The main effect of Instruction was significant on first target fixations, revealing faster target identification in the Redundant condition than in the Minimal condition in Poly/4 (B = −103; t = −2.51), Poly/8 (B = −149.45; t = −2.39) and Pop-Out/8 (B = −129.81; t = −2.62). Instruction also had a significant effect on the percentage of target fixations in the critical time window, revealing higher rates of target fixations in the Redundant condition than in the Minimal condition in Poly/8 (B = 16.42; t = 3.71) and Pop-Out/8 (B = 10.85; t = 4.03), and a marginally significant difference in Poly/4 (B = 6.63; t = 1.98). As for RTs, participants were faster to click on the target in the Redundant condition than in the Minimal condition, but the effect of Instruction was marginally significant in Poly/8 (B = −126.47; t = −1.84) and Pop-Out/8 (B = −147.11; t = −2.24), and did not reach significance in Poly/4 (B = −79.66; t = −1.25). Since RTs are a more coarse-grained processing measure, it is not surprisingly that stronger results were observed with eye-tracking measures.
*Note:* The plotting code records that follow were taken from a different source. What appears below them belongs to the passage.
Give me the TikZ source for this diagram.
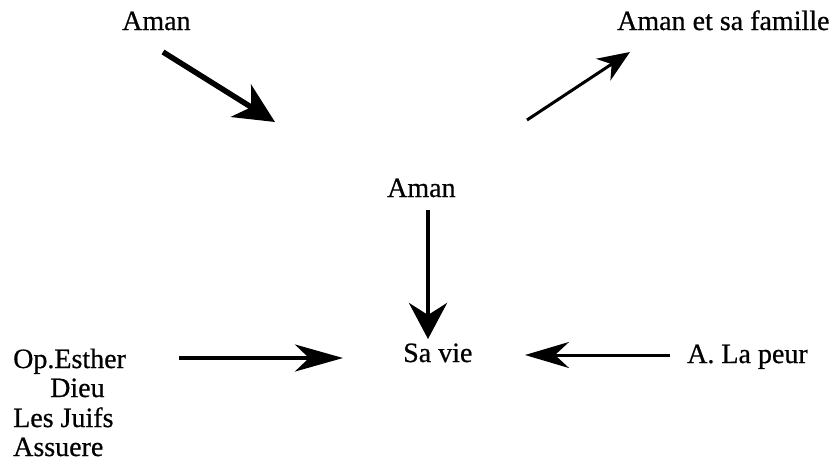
\documentclass[tikz,border=0pt]{standalone}
\usepackage{fontspec}
\setmainfont{Liberation Serif}
\newfontfamily\tnr[FakeBold=0.6]{Liberation Serif}
\usetikzlibrary{arrows.meta}
\begin{document}
\begin{tikzpicture}[x=1pt,y=-1pt,
  lbl/.style={anchor=base west,inner sep=0pt,font=\tnr\fontsize{28}{30}\selectfont},
  arr/.style={draw=black,line cap=butt}]
\path[use as bounding box,fill=white] (0,0) rectangle (830,461);
% labels
\node[lbl] (aman1) at (122,30) {Aman};
\node[lbl] (famille) at (617,30) {Aman et sa famille};
\node[lbl] (aman2) at (387,197) {Aman};
\node[lbl] (savie) at (403,362) {Sa vie};
\node[lbl] (opesther) at (13,368) {Op.Esther};
\node[lbl] (dieu) at (50,397) {Dieu};
\node[lbl] (juifs) at (13,427) {Les Juifs};
\node[lbl] (assuere) at (13,456) {Assuere};
\node[lbl] (peur) at (687,363) {A. La peur};
% arrow end points
\coordinate (a1s) at (163,52);
\coordinate (a1e) at (275,122);
\coordinate (a2s) at (527,120);
\coordinate (a2e) at (630,52);
\coordinate (a3s) at (428,210);
\coordinate (a3e) at (428,339);
\coordinate (a4s) at (179,358);
\coordinate (a4e) at (343,358);
\coordinate (a5s) at (670,355);
\coordinate (a5e) at (525,355);
% arrows
\draw[arr,line width=5.5pt,-{Stealth[length=40pt,width=38pt,inset=12pt]}] (a1s) -- (a1e);
\draw[arr,line width=3pt,-{Stealth[length=32pt,width=26pt,inset=10pt]}] (a2s) -- (a2e);
\draw[arr,line width=4.5pt,-{Stealth[length=36pt,width=38pt,inset=12pt]}] (a3s) -- (a3e);
\draw[arr,line width=3.5pt,-{Stealth[length=48pt,width=27pt,inset=14pt]}] (a4s) -- (a4e);
\draw[arr,line width=3pt,-{Stealth[length=44pt,width=26pt,inset=14pt]}] (a5s) -- (a5e);
\end{tikzpicture}
\end{document}
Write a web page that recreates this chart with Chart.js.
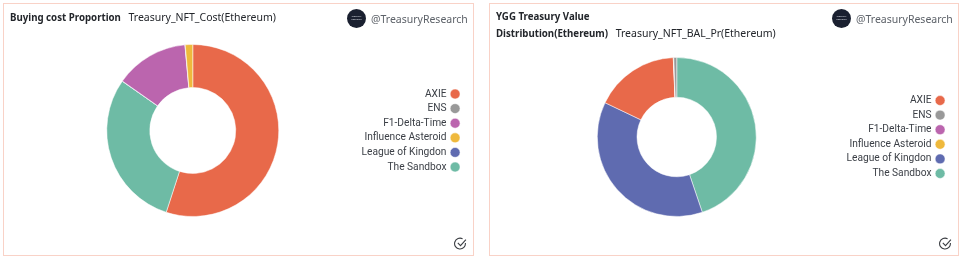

The results of Experiment 1 showed, for the first time, that redundant color modification facilitates visual search for the referent relative to shorter descriptions. The key role of color discriminability was also confirmed, with redundant color adjectives facilitating or delaying visual search depending on the discriminability of the color in the visual display. Experiment 2 further investigated the degree to which speakers are sensitive to color discriminability when producing redundant modification.